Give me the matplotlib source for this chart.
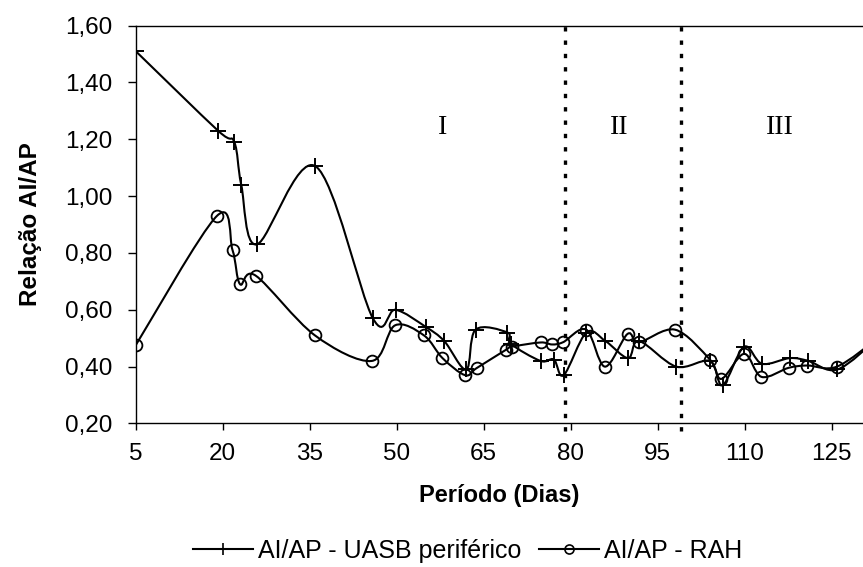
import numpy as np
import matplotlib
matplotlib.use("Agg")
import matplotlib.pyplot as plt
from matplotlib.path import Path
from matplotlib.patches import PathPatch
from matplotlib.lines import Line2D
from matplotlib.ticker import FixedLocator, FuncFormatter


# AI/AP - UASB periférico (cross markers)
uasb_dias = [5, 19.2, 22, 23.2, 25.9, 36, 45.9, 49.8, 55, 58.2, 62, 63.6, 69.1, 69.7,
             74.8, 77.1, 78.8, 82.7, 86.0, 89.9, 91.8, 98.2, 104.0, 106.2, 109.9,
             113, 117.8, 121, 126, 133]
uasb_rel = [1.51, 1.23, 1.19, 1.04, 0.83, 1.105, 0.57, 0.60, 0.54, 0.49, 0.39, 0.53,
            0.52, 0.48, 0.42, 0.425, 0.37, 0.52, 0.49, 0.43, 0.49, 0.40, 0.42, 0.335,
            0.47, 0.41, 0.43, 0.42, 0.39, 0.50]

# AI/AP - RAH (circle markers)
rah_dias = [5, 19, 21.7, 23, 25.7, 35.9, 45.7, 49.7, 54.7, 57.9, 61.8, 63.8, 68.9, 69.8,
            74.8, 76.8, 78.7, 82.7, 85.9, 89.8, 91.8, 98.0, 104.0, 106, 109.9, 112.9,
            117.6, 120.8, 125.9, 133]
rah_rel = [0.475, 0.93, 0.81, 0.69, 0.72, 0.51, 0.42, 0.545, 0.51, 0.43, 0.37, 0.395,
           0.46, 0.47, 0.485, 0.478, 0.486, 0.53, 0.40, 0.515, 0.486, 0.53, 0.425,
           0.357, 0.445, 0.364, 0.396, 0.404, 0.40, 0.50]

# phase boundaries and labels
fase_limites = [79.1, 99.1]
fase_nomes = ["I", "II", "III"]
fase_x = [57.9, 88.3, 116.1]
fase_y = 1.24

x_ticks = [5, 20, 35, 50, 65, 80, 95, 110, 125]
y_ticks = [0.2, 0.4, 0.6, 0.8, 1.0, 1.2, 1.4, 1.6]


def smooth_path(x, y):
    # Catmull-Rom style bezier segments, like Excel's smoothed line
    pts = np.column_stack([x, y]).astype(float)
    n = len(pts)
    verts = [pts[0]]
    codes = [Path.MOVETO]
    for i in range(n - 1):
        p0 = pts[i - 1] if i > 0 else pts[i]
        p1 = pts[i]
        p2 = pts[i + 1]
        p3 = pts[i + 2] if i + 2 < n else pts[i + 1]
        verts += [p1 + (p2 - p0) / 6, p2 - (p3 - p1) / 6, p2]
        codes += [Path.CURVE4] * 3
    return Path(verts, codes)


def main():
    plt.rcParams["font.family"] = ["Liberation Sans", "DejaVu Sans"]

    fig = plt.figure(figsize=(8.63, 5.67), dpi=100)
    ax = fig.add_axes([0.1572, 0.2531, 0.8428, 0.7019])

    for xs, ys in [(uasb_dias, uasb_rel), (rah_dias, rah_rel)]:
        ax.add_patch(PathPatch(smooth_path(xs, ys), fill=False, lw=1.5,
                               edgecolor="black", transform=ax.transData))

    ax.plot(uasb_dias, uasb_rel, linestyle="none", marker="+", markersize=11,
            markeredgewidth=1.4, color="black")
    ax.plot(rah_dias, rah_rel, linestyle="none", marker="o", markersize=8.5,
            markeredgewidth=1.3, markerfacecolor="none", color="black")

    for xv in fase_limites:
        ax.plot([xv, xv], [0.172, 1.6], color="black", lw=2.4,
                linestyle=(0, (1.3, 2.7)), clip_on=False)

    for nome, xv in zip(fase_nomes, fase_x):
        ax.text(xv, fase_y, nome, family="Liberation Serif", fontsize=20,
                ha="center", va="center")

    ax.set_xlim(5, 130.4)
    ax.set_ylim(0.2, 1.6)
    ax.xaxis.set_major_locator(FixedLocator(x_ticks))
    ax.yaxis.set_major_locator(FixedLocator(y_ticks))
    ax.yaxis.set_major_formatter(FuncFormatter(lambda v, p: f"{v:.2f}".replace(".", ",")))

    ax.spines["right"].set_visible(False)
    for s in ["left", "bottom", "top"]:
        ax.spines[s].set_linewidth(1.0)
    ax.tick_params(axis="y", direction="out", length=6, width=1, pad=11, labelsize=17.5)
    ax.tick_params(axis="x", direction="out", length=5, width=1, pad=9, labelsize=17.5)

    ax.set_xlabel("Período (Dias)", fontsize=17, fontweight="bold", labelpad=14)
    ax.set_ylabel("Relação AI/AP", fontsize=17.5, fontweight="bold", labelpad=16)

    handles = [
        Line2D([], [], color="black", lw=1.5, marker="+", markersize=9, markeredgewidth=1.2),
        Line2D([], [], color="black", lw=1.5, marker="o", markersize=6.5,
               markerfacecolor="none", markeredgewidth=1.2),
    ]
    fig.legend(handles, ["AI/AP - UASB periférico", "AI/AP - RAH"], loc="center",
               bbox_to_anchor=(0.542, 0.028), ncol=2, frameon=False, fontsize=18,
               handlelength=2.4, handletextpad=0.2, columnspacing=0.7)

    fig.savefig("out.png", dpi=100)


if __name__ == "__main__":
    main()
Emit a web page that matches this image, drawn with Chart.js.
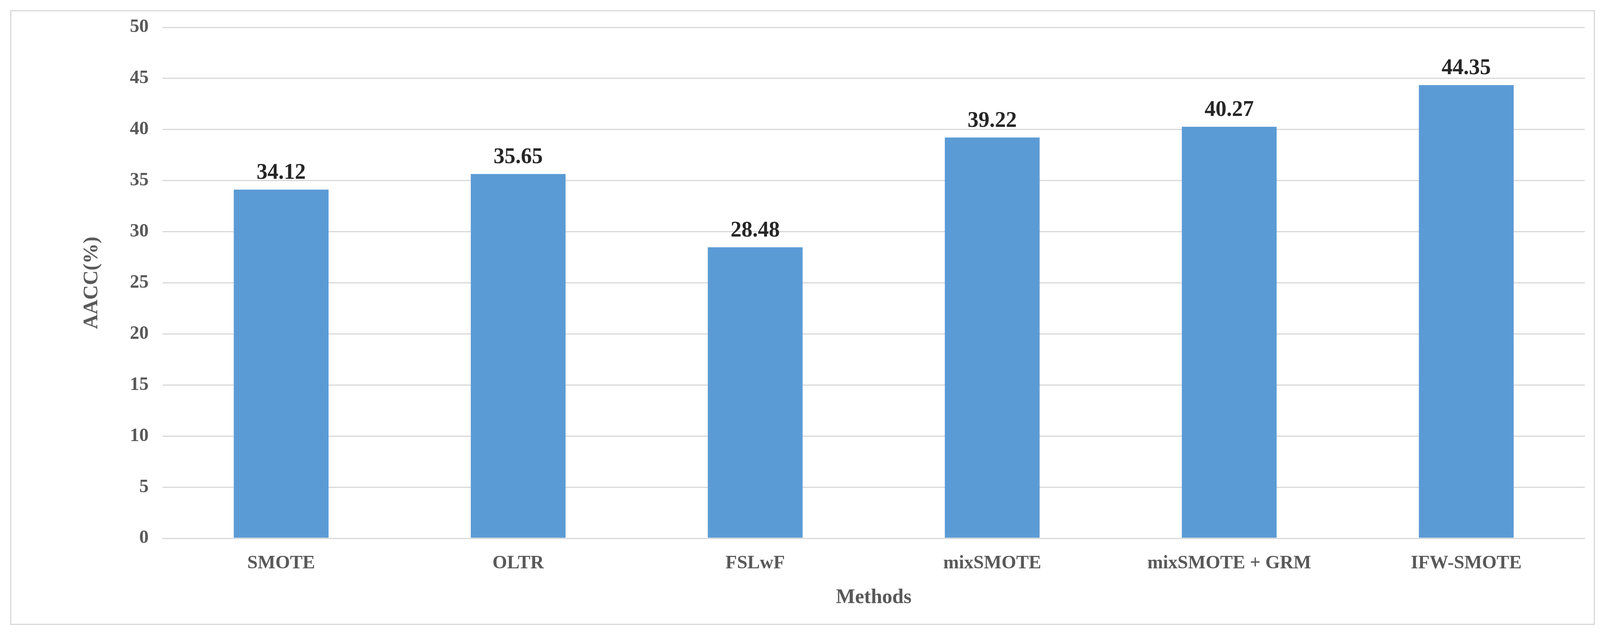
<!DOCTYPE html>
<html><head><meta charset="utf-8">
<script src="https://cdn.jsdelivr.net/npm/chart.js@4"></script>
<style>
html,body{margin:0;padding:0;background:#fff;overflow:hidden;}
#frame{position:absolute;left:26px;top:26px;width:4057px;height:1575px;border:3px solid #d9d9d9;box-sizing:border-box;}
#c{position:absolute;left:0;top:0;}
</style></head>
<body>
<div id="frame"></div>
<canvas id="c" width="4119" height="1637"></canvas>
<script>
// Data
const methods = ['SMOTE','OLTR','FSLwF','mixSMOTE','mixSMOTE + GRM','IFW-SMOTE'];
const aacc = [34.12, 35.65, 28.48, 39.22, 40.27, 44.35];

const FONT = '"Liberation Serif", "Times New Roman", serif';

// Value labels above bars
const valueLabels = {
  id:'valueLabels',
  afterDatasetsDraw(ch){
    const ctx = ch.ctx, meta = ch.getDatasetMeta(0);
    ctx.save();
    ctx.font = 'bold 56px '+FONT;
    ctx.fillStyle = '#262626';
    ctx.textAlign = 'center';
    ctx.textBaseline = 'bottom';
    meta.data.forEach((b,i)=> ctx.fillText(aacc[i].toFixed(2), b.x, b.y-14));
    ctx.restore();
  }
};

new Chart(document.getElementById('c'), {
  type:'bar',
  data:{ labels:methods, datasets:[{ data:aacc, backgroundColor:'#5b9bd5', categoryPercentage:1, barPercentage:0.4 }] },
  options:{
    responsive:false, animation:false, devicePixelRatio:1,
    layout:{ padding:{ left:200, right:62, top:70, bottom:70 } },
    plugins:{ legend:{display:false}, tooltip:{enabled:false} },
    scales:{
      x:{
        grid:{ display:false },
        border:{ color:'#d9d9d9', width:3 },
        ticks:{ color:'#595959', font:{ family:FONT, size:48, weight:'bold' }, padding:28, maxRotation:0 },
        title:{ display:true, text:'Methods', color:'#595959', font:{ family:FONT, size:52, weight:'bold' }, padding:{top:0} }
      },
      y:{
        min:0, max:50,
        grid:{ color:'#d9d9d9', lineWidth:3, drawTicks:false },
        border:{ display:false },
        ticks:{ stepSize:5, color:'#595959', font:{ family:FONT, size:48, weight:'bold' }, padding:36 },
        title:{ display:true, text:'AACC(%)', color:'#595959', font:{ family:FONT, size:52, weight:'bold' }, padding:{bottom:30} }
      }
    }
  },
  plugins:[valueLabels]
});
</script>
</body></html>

--------------------

▶ Directions for this task: Return all of the entries word for word, but omit the pictures.

▶ Output below:
Give me the matplotlib source for this chart.
import numpy as np
import matplotlib
matplotlib.use("Agg")
import matplotlib.pyplot as plt
from matplotlib.path import Path
from matplotlib.patches import PathPatch
from matplotlib.lines import Line2D
from matplotlib.ticker import FixedLocator, FuncFormatter


# AI/AP - UASB periférico (cross markers)
uasb_dias = [5, 19.2, 22, 23.2, 25.9, 36, 45.9, 49.8, 55, 58.2, 62, 63.6, 69.1, 69.7,
             74.8, 77.1, 78.8, 82.7, 86.0, 89.9, 91.8, 98.2, 104.0, 106.2, 109.9,
             113, 117.8, 121, 126, 133]
uasb_rel = [1.51, 1.23, 1.19, 1.04, 0.83, 1.105, 0.57, 0.60, 0.54, 0.49, 0.39, 0.53,
            0.52, 0.48, 0.42, 0.425, 0.37, 0.52, 0.49, 0.43, 0.49, 0.40, 0.42, 0.335,
            0.47, 0.41, 0.43, 0.42, 0.39, 0.50]

# AI/AP - RAH (circle markers)
rah_dias = [5, 19, 21.7, 23, 25.7, 35.9, 45.7, 49.7, 54.7, 57.9, 61.8, 63.8, 68.9, 69.8,
            74.8, 76.8, 78.7, 82.7, 85.9, 89.8, 91.8, 98.0, 104.0, 106, 109.9, 112.9,
            117.6, 120.8, 125.9, 133]
rah_rel = [0.475, 0.93, 0.81, 0.69, 0.72, 0.51, 0.42, 0.545, 0.51, 0.43, 0.37, 0.395,
           0.46, 0.47, 0.485, 0.478, 0.486, 0.53, 0.40, 0.515, 0.486, 0.53, 0.425,
           0.357, 0.445, 0.364, 0.396, 0.404, 0.40, 0.50]

# phase boundaries and labels
fase_limites = [79.1, 99.1]
fase_nomes = ["I", "II", "III"]
fase_x = [57.9, 88.3, 116.1]
fase_y = 1.24

x_ticks = [5, 20, 35, 50, 65, 80, 95, 110, 125]
y_ticks = [0.2, 0.4, 0.6, 0.8, 1.0, 1.2, 1.4, 1.6]


def smooth_path(x, y):
    # Catmull-Rom style bezier segments, like Excel's smoothed line
    pts = np.column_stack([x, y]).astype(float)
    n = len(pts)
    verts = [pts[0]]
    codes = [Path.MOVETO]
    for i in range(n - 1):
        p0 = pts[i - 1] if i > 0 else pts[i]
        p1 = pts[i]
        p2 = pts[i + 1]
        p3 = pts[i + 2] if i + 2 < n else pts[i + 1]
        verts += [p1 + (p2 - p0) / 6, p2 - (p3 - p1) / 6, p2]
        codes += [Path.CURVE4] * 3
    return Path(verts, codes)


def main():
    plt.rcParams["font.family"] = ["Liberation Sans", "DejaVu Sans"]

    fig = plt.figure(figsize=(8.63, 5.67), dpi=100)
    ax = fig.add_axes([0.1572, 0.2531, 0.8428, 0.7019])

    for xs, ys in [(uasb_dias, uasb_rel), (rah_dias, rah_rel)]:
        ax.add_patch(PathPatch(smooth_path(xs, ys), fill=False, lw=1.5,
                               edgecolor="black", transform=ax.transData))

    ax.plot(uasb_dias, uasb_rel, linestyle="none", marker="+", markersize=11,
            markeredgewidth=1.4, color="black")
    ax.plot(rah_dias, rah_rel, linestyle="none", marker="o", markersize=8.5,
            markeredgewidth=1.3, markerfacecolor="none", color="black")

    for xv in fase_limites:
        ax.plot([xv, xv], [0.172, 1.6], color="black", lw=2.4,
                linestyle=(0, (1.3, 2.7)), clip_on=False)

    for nome, xv in zip(fase_nomes, fase_x):
        ax.text(xv, fase_y, nome, family="Liberation Serif", fontsize=20,
                ha="center", va="center")

    ax.set_xlim(5, 130.4)
    ax.set_ylim(0.2, 1.6)
    ax.xaxis.set_major_locator(FixedLocator(x_ticks))
    ax.yaxis.set_major_locator(FixedLocator(y_ticks))
    ax.yaxis.set_major_formatter(FuncFormatter(lambda v, p: f"{v:.2f}".replace(".", ",")))

    ax.spines["right"].set_visible(False)
    for s in ["left", "bottom", "top"]:
        ax.spines[s].set_linewidth(1.0)
    ax.tick_params(axis="y", direction="out", length=6, width=1, pad=11, labelsize=17.5)
    ax.tick_params(axis="x", direction="out", length=5, width=1, pad=9, labelsize=17.5)

    ax.set_xlabel("Período (Dias)", fontsize=17, fontweight="bold", labelpad=14)
    ax.set_ylabel("Relação AI/AP", fontsize=17.5, fontweight="bold", labelpad=16)

    handles = [
        Line2D([], [], color="black", lw=1.5, marker="+", markersize=9, markeredgewidth=1.2),
        Line2D([], [], color="black", lw=1.5, marker="o", markersize=6.5,
               markerfacecolor="none", markeredgewidth=1.2),
    ]
    fig.legend(handles, ["AI/AP - UASB periférico", "AI/AP - RAH"], loc="center",
               bbox_to_anchor=(0.542, 0.028), ncol=2, frameon=False, fontsize=18,
               handlelength=2.4, handletextpad=0.2, columnspacing=0.7)

    fig.savefig("out.png", dpi=100)


if __name__ == "__main__":
    main()
Emit a web page that matches this image, drawn with Chart.js.
<!DOCTYPE html>
<html><head><meta charset="utf-8">
<script src="https://cdn.jsdelivr.net/npm/chart.js@4"></script>
<style>
html,body{margin:0;padding:0;background:#fff;overflow:hidden;}
#frame{position:absolute;left:26px;top:26px;width:4057px;height:1575px;border:3px solid #d9d9d9;box-sizing:border-box;}
#c{position:absolute;left:0;top:0;}
</style></head>
<body>
<div id="frame"></div>
<canvas id="c" width="4119" height="1637"></canvas>
<script>
// Data
const methods = ['SMOTE','OLTR','FSLwF','mixSMOTE','mixSMOTE + GRM','IFW-SMOTE'];
const aacc = [34.12, 35.65, 28.48, 39.22, 40.27, 44.35];

const FONT = '"Liberation Serif", "Times New Roman", serif';

// Value labels above bars
const valueLabels = {
  id:'valueLabels',
  afterDatasetsDraw(ch){
    const ctx = ch.ctx, meta = ch.getDatasetMeta(0);
    ctx.save();
    ctx.font = 'bold 56px '+FONT;
    ctx.fillStyle = '#262626';
    ctx.textAlign = 'center';
    ctx.textBaseline = 'bottom';
    meta.data.forEach((b,i)=> ctx.fillText(aacc[i].toFixed(2), b.x, b.y-14));
    ctx.restore();
  }
};

new Chart(document.getElementById('c'), {
  type:'bar',
  data:{ labels:methods, datasets:[{ data:aacc, backgroundColor:'#5b9bd5', categoryPercentage:1, barPercentage:0.4 }] },
  options:{
    responsive:false, animation:false, devicePixelRatio:1,
    layout:{ padding:{ left:200, right:62, top:70, bottom:70 } },
    plugins:{ legend:{display:false}, tooltip:{enabled:false} },
    scales:{
      x:{
        grid:{ display:false },
        border:{ color:'#d9d9d9', width:3 },
        ticks:{ color:'#595959', font:{ family:FONT, size:48, weight:'bold' }, padding:28, maxRotation:0 },
        title:{ display:true, text:'Methods', color:'#595959', font:{ family:FONT, size:52, weight:'bold' }, padding:{top:0} }
      },
      y:{
        min:0, max:50,
        grid:{ color:'#d9d9d9', lineWidth:3, drawTicks:false },
        border:{ display:false },
        ticks:{ stepSize:5, color:'#595959', font:{ family:FONT, size:48, weight:'bold' }, padding:36 },
        title:{ display:true, text:'AACC(%)', color:'#595959', font:{ family:FONT, size:52, weight:'bold' }, padding:{bottom:30} }
      }
    }
  },
  plugins:[valueLabels]
});
</script>
</body></html>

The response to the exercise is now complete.